Several hooks are available in hooks directory - see description here.

Testing hooks

You can run unit tests with hook by adding -hook_file myhook as a first parameter of test.lua:

th test/test.lua -hook_file myhook

It is a good practice to run the complete set of tests with your hooks to check for possible side-effects.

To add specific tests for your hook, you have to define a hook on hookName returning the name of the hook, and use this value to add dynamically additional tests. Look at test/auto/TokenizerTest.lua for an example:

function tokenizerTest.hooks()
  local hookName = _G.hookManager:call("hookName")
  if hookName == "chartok" then
    local opt = cmd:parse({'-mode', 'char'})
    testTok(opt, "49th meeting Social and human rights questions [14 (g)]", 
                 "4 9 t h ▁ m e e t i n g ▁ S o c i a l ▁ a n d ▁ h u m a n ▁ r i g h t s ▁ q u e s t i o n s ▁ [ 1 4 ▁ ( g ) ]")
  elseif hookName == "sentencepiece" then
    local opt = cmd:parse({'-mode','none', '-sentencepiece' ,'hooks/lua-sentencepiece/test/sample.model'})
    testTok(opt, "une impulsion Berry-Siniora pourraient changer quoi", 
                 "▁un e ▁imp ul s ion ▁B erry - S i nior a ▁po ur ra i ent ▁change r ▁ quoi")

Predefined hook entry point

Special entry points:

  • declareOpts: this hook is in charge of modifying the actual option for the current script - for instance, it is possible to add, remove or modify some options.
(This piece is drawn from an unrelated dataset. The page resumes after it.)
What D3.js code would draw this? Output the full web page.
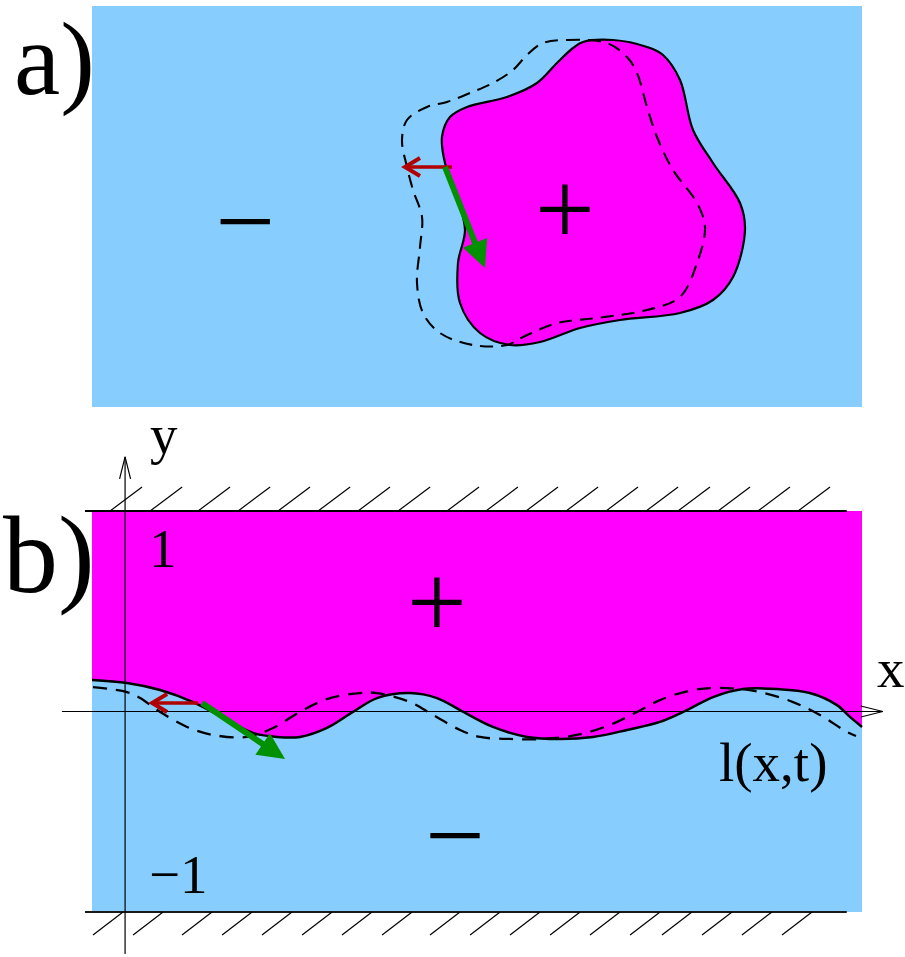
<!DOCTYPE html>
<html>
<head>
<meta charset="utf-8">
<script src="https://cdn.jsdelivr.net/npm/d3@7"></script>
<style>
  html, body { margin: 0; padding: 0; background: #fff; }
  svg { display: block; }
  text { font-family: "Liberation Serif", "Times New Roman", serif; fill: #000; }
</style>
</head>
<body>
<svg id="fig" width="905" height="957"></svg>
<script>
// ---- Panel a: a "+" domain inside a "−" phase (units centred on the domain) ----
const domainOutline = [
  [0.18, 1.69], [0.48, 1.71], [0.82, 1.64], [0.98, 1.56], [1.15, 1.31], [1.28, 0.81],
  [1.48, 0.48], [1.75, 0.08], [1.80, -0.19], [1.68, -0.66], [1.48, -0.89], [1.15, -1.02],
  [0.55, -1.09], [0.15, -1.17], [-0.25, -1.31], [-0.55, -1.34], [-0.85, -1.22], [-1.05, -0.92],
  [-1.07, -0.52], [-1.00, -0.19], [-1.08, 0.14], [-1.20, 0.48], [-1.23, 0.74], [-1.15, 0.94],
  [-0.98, 1.04], [-0.58, 1.14], [-0.28, 1.28], [-0.08, 1.48], [0.08, 1.63]
];
const domainOutlineLater = [
  [-0.22, 1.68], [0.02, 1.71], [0.42, 1.68], [0.62, 1.54], [0.72, 1.38], [0.82, 1.04],
  [0.92, 0.74], [1.08, 0.41], [1.32, 0.08], [1.40, -0.16], [1.32, -0.52], [1.15, -0.86],
  [0.82, -0.99], [0.32, -1.07], [-0.08, -1.12], [-0.42, -1.26], [-0.58, -1.34], [-0.92, -1.34],
  [-1.25, -1.22], [-1.42, -1.02], [-1.48, -0.72], [-1.45, -0.36], [-1.43, -0.06], [-1.52, 0.21],
  [-1.58, 0.44], [-1.63, 0.71], [-1.58, 0.91], [-1.38, 1.04], [-1.18, 1.09], [-0.95, 1.18],
  [-0.72, 1.28], [-0.52, 1.41], [-0.38, 1.56]
];
const velocityA = { from: [-1.13, 0.44], to: [-1.60, 0.44] };   // red: normal velocity
const forceA    = { from: [-1.20, 0.44], to: [-0.80, -0.57] };  // green
const signsA = [ { s: "+", at: [0, 0] }, { s: "\u2212", at: [-3.195, -0.09] } ];

// ---- Panel b: interface l(x,t) in the strip −1 < y < 1 ----
const interfaceNow = [
  [-0.165, 0.157], [0.010, 0.142], [0.175, 0.107], [0.339, 0.047], [0.509, -0.042],
  [0.638, -0.107], [0.758, -0.127], [0.873, -0.127], [1.007, -0.082], [1.137, -0.002],
  [1.257, 0.067], [1.421, 0.092], [1.556, 0.067], [1.671, 0.007], [1.835, -0.077],
  [2.005, -0.127], [2.170, -0.137], [2.334, -0.127], [2.504, -0.092], [2.668, -0.052],
  [2.803, 0.007], [2.933, 0.072], [3.082, 0.112], [3.252, 0.112], [3.416, 0.092],
  [3.551, 0.032], [3.616, -0.027], [3.676, -0.077]
];
const interfaceLater = [
  [-0.160, 0.122], [-0.075, 0.112], [0.010, 0.097], [0.075, 0.067], [0.175, -0.002],
  [0.309, -0.077], [0.439, -0.117], [0.608, -0.127], [0.738, -0.082], [0.873, -0.002],
  [1.007, 0.062], [1.172, 0.092], [1.257, 0.092], [1.421, 0.047], [1.536, -0.017],
  [1.671, -0.092], [1.771, -0.127], [1.920, -0.137], [2.085, -0.137], [2.254, -0.117],
  [2.419, -0.067], [2.554, -0.002], [2.668, 0.057], [2.833, 0.107], [3.002, 0.117],
  [3.167, 0.097], [3.332, 0.047], [3.466, -0.017], [3.601, -0.102], [3.646, -0.122]
];
const velocityB = { from: [0.364, 0.042], to: [0.135, 0.042] };
const forceB    = { from: [0.384, 0.042], to: [0.798, -0.237] };
const topHatchX = [-0.075, 0.125, 0.364, 0.564, 0.763, 0.963, 1.162, 1.362, 1.606,
                   1.800, 2.000, 2.200, 2.399, 2.599, 2.758, 2.958, 3.157, 3.357];
const bottomHatchX = [-0.160, 0.040, 0.284, 0.484, 0.683, 0.883, 1.082, 1.282, 1.521,
                      1.721, 1.920, 2.120, 2.319, 2.519, 2.678, 2.878, 3.077, 3.277];
const signsB = [ { s: "+", at: [1.556, 0.536] }, { s: "\u2212", at: [1.646, -0.611] } ];
const tickLabelsB = [ { t: "1", y: 1 }, { t: "\u22121", y: -1 } ];

// ---- colours ----
const BLUE = "#87CEFF", MAGENTA = "#FF00FF", RED = "#B00000", GREEN = "#009000";

const svg = d3.select("#fig");

// scales
const xa = d3.scaleLinear().domain([-4.73, 2.97]).range([92, 862]);
const ya = d3.scaleLinear().domain([-1.96, 2.05]).range([407, 6]);
const xb = d3.scaleLinear().domain([-0.165, 3.676]).range([92, 862]);
const yb = d3.scaleLinear().domain([-1, 1]).range([912, 511]);

// helpers
function redArrow(g, p0, p1) {
  const dx = p1[0] - p0[0], dy = p1[1] - p0[1], L = Math.hypot(dx, dy);
  const ux = dx / L, uy = dy / L, nx = -uy, ny = ux;
  const len = 15, hw = 9;
  g.append("line").attr("x1", p0[0]).attr("y1", p0[1]).attr("x2", p1[0]).attr("y2", p1[1])
    .attr("stroke", RED).attr("stroke-width", 3.5);
  g.append("path")
    .attr("d", d3.line()([[p1[0] - ux * len + nx * hw, p1[1] - uy * len + ny * hw], p1,
                          [p1[0] - ux * len - nx * hw, p1[1] - uy * len - ny * hw]]))
    .attr("fill", "none").attr("stroke", RED).attr("stroke-width", 4)
    .attr("stroke-linejoin", "miter");
}
function greenArrow(g, p0, p1) {
  const dx = p1[0] - p0[0], dy = p1[1] - p0[1], L = Math.hypot(dx, dy);
  const ux = dx / L, uy = dy / L, nx = -uy, ny = ux;
  const len = 27, hw = 13;
  g.append("line").attr("x1", p0[0]).attr("y1", p0[1])
    .attr("x2", p1[0] - ux * len * 0.7).attr("y2", p1[1] - uy * len * 0.7)
    .attr("stroke", GREEN).attr("stroke-width", 6);
  g.append("path")
    .attr("d", d3.line()([p1, [p1[0] - ux * len + nx * hw, p1[1] - uy * len + ny * hw],
                          [p1[0] - ux * len - nx * hw, p1[1] - uy * len - ny * hw]]) + "Z")
    .attr("fill", GREEN);
}
function openHead(g, tip, dir) {
  const len = 22, hw = 5.5, nx = -dir[1], ny = dir[0];
  g.append("path")
    .attr("d", d3.line()([[tip[0] - dir[0] * len + nx * hw, tip[1] - dir[1] * len + ny * hw], tip,
                          [tip[0] - dir[0] * len - nx * hw, tip[1] - dir[1] * len - ny * hw]]))
    .attr("fill", "none").attr("stroke", "#000").attr("stroke-width", 1.2);
}
// place a "+" / "−" glyph with its centre on a point
function sign(g, s, cx, cy) {
  const fs = 106;
  const shift = s === "+" ? 0.324 : 0.352;
  g.append("text").attr("x", cx).attr("y", cy + fs * shift)
    .attr("text-anchor", "middle").attr("font-size", fs).text(s);
}

// ================= Panel a =================
const ga = svg.append("g");
ga.append("rect").attr("x", xa(-4.73)).attr("y", ya(2.05))
  .attr("width", xa(2.97) - xa(-4.73)).attr("height", ya(-1.96) - ya(2.05)).attr("fill", BLUE);

const closedA = d3.line().x(d => xa(d[0])).y(d => ya(d[1])).curve(d3.curveCatmullRomClosed.alpha(0.5));
ga.append("path").attr("d", closedA(domainOutline))
  .attr("fill", MAGENTA).attr("stroke", "#000").attr("stroke-width", 2.2);
ga.append("path").attr("d", closedA(domainOutlineLater))
  .attr("fill", "none").attr("stroke", "#000").attr("stroke-width", 2.1)
  .attr("stroke-dasharray", "13,8");

signsA.forEach(d => sign(ga, d.s, xa(d.at[0]), ya(d.at[1])));
redArrow(ga, [xa(velocityA.from[0]), ya(velocityA.from[1])], [xa(velocityA.to[0]), ya(velocityA.to[1])]);
greenArrow(ga, [xa(forceA.from[0]), ya(forceA.from[1])], [xa(forceA.to[0]), ya(forceA.to[1])]);

ga.append("text").attr("x", 14).attr("y", 94).attr("font-size", 104).text("a)");

// ================= Panel b =================
const gb = svg.append("g");
gb.append("rect").attr("x", xb(-0.165)).attr("y", yb(1))
  .attr("width", xb(3.676) - xb(-0.165)).attr("height", yb(-1) - yb(1)).attr("fill", BLUE);

// "+" phase: between the upper wall and the interface
const plusArea = d3.area().x(d => xb(d[0])).y0(yb(1)).y1(d => yb(d[1])).curve(d3.curveCatmullRom.alpha(0.5));
gb.append("path").attr("d", plusArea(interfaceNow)).attr("fill", MAGENTA);

// walls with hatching
const wallL = -0.2, wallR = 3.6;
gb.append("line").attr("x1", xb(wallL)).attr("x2", xb(wallR)).attr("y1", yb(1)).attr("y2", yb(1))
  .attr("stroke", "#000").attr("stroke-width", 2);
gb.append("line").attr("x1", xb(wallL)).attr("x2", xb(wallR)).attr("y1", yb(-1)).attr("y2", yb(-1))
  .attr("stroke", "#1a1a1a").attr("stroke-width", 2);
gb.selectAll("line.htop").data(topHatchX).join("line").attr("class", "htop")
  .attr("x1", d => xb(d)).attr("y1", yb(1)).attr("x2", d => xb(d) + 32).attr("y2", yb(1) - 24)
  .attr("stroke", "#000").attr("stroke-width", 1.2);
gb.selectAll("line.hbot").data(bottomHatchX).join("line").attr("class", "hbot")
  .attr("x1", d => xb(d)).attr("y1", yb(-1) + 23).attr("x2", d => xb(d) + 30).attr("y2", yb(-1))
  .attr("stroke", "#000").attr("stroke-width", 1.2);

// axes
gb.append("line").attr("x1", xb(0)).attr("x2", xb(0)).attr("y1", yb(-1.21)).attr("y2", yb(1.27))
  .attr("stroke", "#000").attr("stroke-width", 1.2);
openHead(gb, [xb(0), yb(1.27)], [0, -1]);
gb.append("line").attr("x1", xb(-0.315)).attr("x2", xb(3.78)).attr("y1", yb(0)).attr("y2", yb(0))
  .attr("stroke", "#000").attr("stroke-width", 1.2);
openHead(gb, [xb(3.78), yb(0)], [1, 0]);

// interface now (solid) and later (dashed)
const curveB = d3.line().x(d => xb(d[0])).y(d => yb(d[1])).curve(d3.curveCatmullRom.alpha(0.5));
gb.append("path").attr("d", curveB(interfaceNow))
  .attr("fill", "none").attr("stroke", "#000").attr("stroke-width", 2.5);
gb.append("path").attr("d", curveB(interfaceLater))
  .attr("fill", "none").attr("stroke", "#000").attr("stroke-width", 2.3)
  .attr("stroke-dasharray", "14,9");

redArrow(gb, [xb(velocityB.from[0]), yb(velocityB.from[1])], [xb(velocityB.to[0]), yb(velocityB.to[1])]);
greenArrow(gb, [xb(forceB.from[0]), yb(forceB.from[1])], [xb(forceB.to[0]), yb(forceB.to[1])]);

signsB.forEach(d => sign(gb, d.s, xb(d.at[0]), yb(d.at[1])));

// labels
const fsSmall = 55;
tickLabelsB.forEach(d => {
  gb.append("text").attr("x", xb(0) + 24).attr("y", yb(d.y) + (d.y > 0 ? 56 : -19))
    .attr("font-size", fsSmall).text(d.t);
});
gb.append("text").attr("x", 150).attr("y", 453).attr("font-size", fsSmall).text("y");
gb.append("text").attr("x", 877).attr("y", 687).attr("font-size", fsSmall).text("x");
gb.append("text").attr("x", 719).attr("y", 781).attr("font-size", fsSmall).text("l(x,t)");
gb.append("text").attr("x", 3).attr("y", 592).attr("font-size", 110).text("b)");
</script>
</body>
</html>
A hook does not necessarily require new options - you can defined a hook that operates by default to replace internal features by a more efficient implementation. To avoid confusion, make sure in these cases that all the options are supported and the result is the same.
  • hookName: special hook, allowing the code to know about the name of the current hook. function hookName() return NAME end - can be used in automatic tests

Normal entry points:

  • tokenize: replace or extend internal tokenization - prototype is: function mytokenization(opt, line, bpe) that has to return a table of tokens (and possible features). See hooks/chartokenization.lua for an example.
  • detokenize: replace or extend internal detokenization - prototype is: function mytokenization(line, opt) that has to return a detokenized string. See hooks/chartokenization.lua for an example.
  • post_tokenize: performs a transformation of the tokens list just after tokenization. Typically interesting to add features. See [hooks/chartokenization.lua for an example.
  • mpreprocess: on the fly normalization on source and target strings during preprocessing. function mpreprocessFn(opt, line) that returns normalized line. Note that the options associated to the source or target options are dynamically changed for the call.
  • bpreprocess: performs a bilingual normalization of the source and target sentences during preprocessing. function bpreprocessFn(opt, sentences). sentences is a {srcs,tgts} where srcs and tgts are respectively list of source and target sentences. Sentences are sent by batch of 10000.